Ante el ábaco de
los lugares comunes, como si tocase canturrear disciplinadamente sus tablas de
multiplicar, conviene repetir una de las más escabrosas obviedades que suele soslayarse
con la peor mala conciencia: los valores jamás son, siempre y sólo valdrán. Atentos
a sus índices, algoritmos que escamotean la sustancia de la acción moral, sus
agentes mercadean, sonríen, comercian especialmente con su depredadora
trinidad: solidaridad, paz y felicidad. En la escuela de los principios la
prudencia guiaba el aprendizaje de las virtudes en la práctica continua de la
sindéresis. Los discípulos discernían el bien del mal y asumían, a través de
sus derrotas, que hasta del brillo del mal el bien podía triunfar oscuramente. Se
sabían finitos. La neoescuela ha
acuñado en cantidades hiperinflacionarias la moneda omnívora de los
sentimientos. La reinvierte sin cesar en la fabricación de las manzanas
transgénicas de su utópico árbol de la vida.
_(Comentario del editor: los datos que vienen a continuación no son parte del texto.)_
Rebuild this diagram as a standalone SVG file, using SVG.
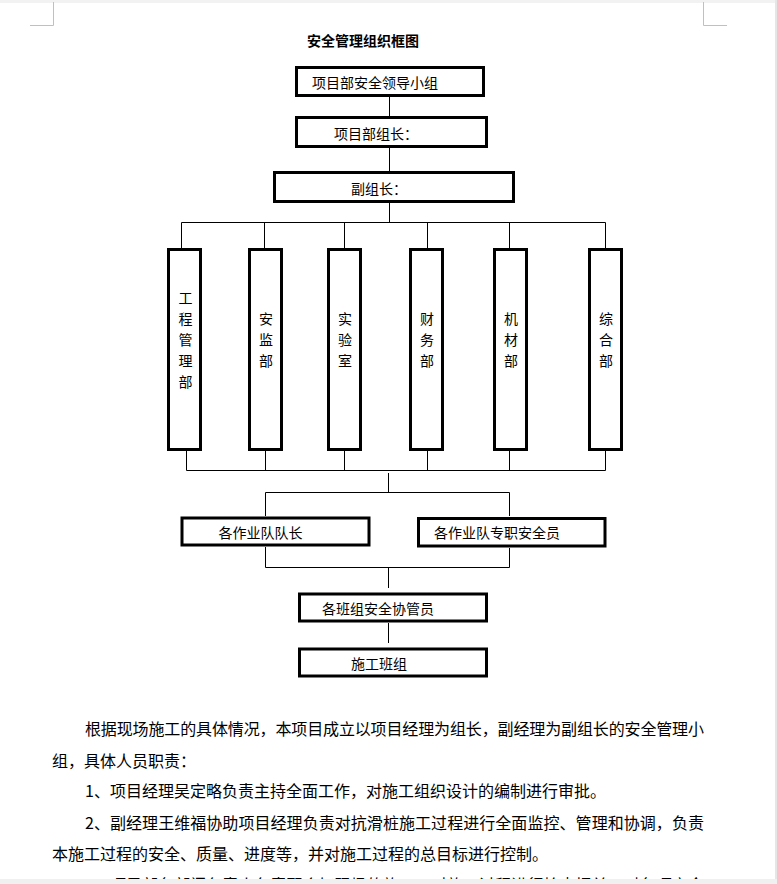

Sus clientes disfrutan de su
embriagador sabor hasta la epilepsia intelectual que induce su masivo consumo de
emociones. Se hacen como dioses. Impacientes,
adictos, insatisfechos, en su caída sin fondo aspiran a alcanzar, en forma de
un paraíso digital y parpadeante, una transparente y artificial inocencia. Quod nudus essem et non abscondi me.